Check each line of the listing for the string "page", then state how many lines have it. Only the number is wanted.
START Task input
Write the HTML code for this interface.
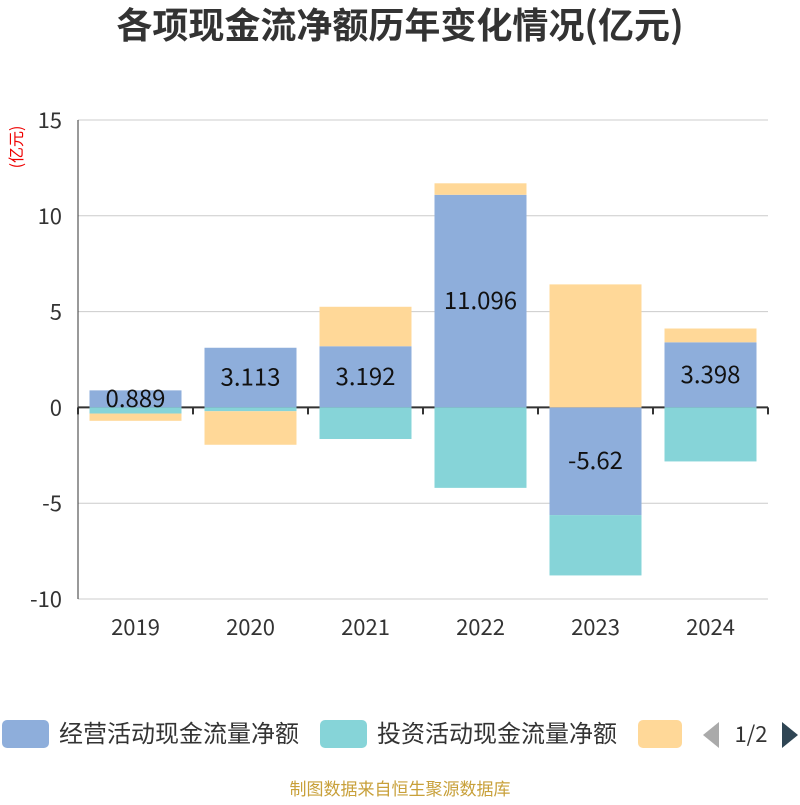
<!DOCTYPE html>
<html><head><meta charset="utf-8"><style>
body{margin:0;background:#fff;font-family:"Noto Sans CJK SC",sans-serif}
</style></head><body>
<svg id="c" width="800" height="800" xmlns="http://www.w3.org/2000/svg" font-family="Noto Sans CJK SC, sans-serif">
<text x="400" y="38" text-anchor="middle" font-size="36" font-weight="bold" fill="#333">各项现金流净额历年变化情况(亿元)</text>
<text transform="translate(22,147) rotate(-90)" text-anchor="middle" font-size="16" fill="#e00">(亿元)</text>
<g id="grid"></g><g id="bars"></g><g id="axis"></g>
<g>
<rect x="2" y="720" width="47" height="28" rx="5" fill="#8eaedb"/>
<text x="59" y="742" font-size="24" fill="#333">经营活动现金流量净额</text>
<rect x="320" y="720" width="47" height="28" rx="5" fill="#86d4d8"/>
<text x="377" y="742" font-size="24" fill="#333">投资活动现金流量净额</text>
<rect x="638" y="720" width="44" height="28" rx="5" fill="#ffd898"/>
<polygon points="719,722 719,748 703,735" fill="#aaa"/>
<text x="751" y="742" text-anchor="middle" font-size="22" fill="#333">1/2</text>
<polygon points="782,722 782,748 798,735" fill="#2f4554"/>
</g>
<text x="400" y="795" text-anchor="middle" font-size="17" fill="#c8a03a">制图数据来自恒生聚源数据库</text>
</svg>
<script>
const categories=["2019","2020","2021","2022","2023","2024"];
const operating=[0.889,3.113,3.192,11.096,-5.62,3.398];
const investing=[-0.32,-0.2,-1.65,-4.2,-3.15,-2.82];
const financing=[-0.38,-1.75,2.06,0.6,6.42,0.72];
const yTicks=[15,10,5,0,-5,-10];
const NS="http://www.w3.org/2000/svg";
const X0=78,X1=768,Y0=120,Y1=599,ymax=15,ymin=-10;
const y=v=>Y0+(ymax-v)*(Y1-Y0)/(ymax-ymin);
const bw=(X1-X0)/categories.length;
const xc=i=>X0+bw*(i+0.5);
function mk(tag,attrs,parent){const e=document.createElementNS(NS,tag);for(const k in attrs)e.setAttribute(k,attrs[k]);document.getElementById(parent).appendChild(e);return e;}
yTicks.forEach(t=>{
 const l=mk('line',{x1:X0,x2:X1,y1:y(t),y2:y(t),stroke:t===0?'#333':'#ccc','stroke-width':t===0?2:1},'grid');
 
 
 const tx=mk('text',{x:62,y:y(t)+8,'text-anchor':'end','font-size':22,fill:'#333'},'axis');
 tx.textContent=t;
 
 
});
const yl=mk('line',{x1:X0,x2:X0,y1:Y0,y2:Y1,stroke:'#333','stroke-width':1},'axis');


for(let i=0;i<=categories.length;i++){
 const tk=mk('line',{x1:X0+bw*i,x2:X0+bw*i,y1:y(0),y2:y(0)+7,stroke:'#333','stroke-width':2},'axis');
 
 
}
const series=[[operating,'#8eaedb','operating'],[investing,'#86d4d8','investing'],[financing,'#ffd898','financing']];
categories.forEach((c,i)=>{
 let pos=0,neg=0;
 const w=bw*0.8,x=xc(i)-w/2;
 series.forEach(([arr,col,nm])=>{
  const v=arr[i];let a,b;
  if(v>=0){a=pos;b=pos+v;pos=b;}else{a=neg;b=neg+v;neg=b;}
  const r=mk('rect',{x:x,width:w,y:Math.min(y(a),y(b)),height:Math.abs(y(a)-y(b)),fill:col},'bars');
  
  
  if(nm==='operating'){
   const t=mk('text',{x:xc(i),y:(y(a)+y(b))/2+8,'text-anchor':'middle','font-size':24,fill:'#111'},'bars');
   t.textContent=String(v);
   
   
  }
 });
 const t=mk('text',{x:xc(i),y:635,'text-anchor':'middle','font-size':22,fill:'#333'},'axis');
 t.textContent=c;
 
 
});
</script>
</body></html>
END Task input
START Task input
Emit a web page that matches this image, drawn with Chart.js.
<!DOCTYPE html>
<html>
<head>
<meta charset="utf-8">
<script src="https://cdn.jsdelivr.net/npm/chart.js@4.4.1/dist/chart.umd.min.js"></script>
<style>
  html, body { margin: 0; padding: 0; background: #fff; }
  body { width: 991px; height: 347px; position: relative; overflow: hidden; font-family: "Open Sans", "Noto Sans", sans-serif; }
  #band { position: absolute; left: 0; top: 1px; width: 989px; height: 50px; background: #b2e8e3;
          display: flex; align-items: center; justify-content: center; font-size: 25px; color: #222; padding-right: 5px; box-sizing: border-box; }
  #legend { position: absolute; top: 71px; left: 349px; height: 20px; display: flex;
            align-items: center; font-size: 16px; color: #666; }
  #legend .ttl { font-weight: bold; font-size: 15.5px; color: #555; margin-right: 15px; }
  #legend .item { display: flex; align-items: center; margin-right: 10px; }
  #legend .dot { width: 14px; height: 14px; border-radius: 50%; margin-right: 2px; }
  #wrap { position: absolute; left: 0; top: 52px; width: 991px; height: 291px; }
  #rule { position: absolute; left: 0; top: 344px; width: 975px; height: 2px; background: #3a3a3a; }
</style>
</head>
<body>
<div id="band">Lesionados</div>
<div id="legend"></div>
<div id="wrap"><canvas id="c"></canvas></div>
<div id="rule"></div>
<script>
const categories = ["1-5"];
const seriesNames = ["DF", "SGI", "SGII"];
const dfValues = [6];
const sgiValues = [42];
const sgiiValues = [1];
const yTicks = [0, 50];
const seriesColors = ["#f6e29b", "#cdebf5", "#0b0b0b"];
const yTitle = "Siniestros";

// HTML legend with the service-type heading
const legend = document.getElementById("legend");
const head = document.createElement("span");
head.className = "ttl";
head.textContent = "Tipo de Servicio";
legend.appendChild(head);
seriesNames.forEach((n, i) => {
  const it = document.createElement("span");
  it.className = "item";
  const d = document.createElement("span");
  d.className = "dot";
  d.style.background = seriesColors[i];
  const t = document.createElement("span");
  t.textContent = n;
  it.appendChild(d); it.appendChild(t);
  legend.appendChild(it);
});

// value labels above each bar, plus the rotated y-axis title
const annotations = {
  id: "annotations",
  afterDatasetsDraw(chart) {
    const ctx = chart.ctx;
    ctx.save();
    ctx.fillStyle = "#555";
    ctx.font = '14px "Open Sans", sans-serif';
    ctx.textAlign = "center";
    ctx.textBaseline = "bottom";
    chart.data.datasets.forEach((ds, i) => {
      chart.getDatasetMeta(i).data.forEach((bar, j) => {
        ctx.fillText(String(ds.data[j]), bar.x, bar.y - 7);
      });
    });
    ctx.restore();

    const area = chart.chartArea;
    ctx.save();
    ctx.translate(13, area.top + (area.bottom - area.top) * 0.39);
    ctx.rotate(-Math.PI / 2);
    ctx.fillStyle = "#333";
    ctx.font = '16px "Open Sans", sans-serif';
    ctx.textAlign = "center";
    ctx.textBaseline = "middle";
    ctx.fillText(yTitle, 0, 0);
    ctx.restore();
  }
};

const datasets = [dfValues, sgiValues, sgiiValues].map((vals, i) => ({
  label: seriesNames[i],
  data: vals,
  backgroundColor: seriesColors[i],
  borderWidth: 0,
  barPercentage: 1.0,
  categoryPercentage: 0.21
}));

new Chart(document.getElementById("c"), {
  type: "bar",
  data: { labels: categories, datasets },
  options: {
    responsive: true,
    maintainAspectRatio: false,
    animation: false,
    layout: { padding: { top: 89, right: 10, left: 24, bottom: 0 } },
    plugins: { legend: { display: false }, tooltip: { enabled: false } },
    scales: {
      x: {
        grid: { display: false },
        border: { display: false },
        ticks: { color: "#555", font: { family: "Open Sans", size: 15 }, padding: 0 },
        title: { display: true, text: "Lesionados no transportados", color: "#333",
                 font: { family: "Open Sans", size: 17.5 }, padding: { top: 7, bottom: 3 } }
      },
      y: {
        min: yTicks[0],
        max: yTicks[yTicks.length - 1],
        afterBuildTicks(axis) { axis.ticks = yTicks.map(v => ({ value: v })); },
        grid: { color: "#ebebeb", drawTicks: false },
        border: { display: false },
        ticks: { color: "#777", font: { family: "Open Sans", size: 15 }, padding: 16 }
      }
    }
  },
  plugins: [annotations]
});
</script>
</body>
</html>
END Task input
START Task input
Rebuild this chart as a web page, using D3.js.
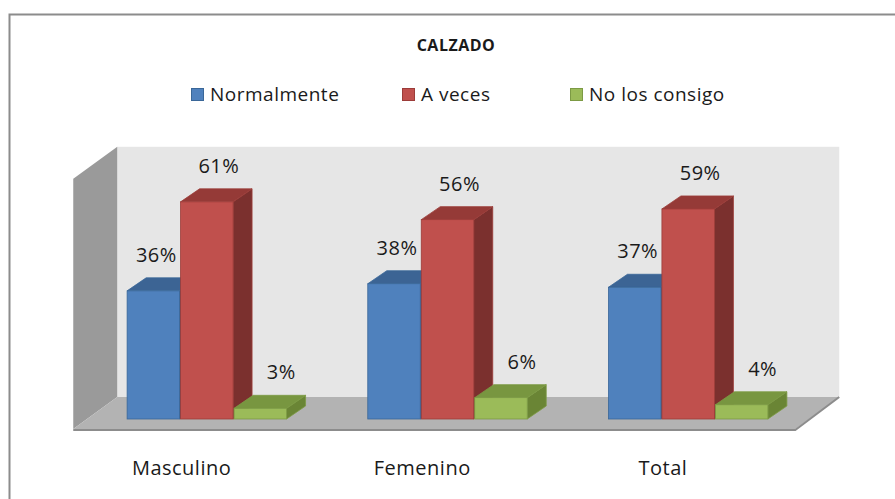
END Task input
[Output]:
2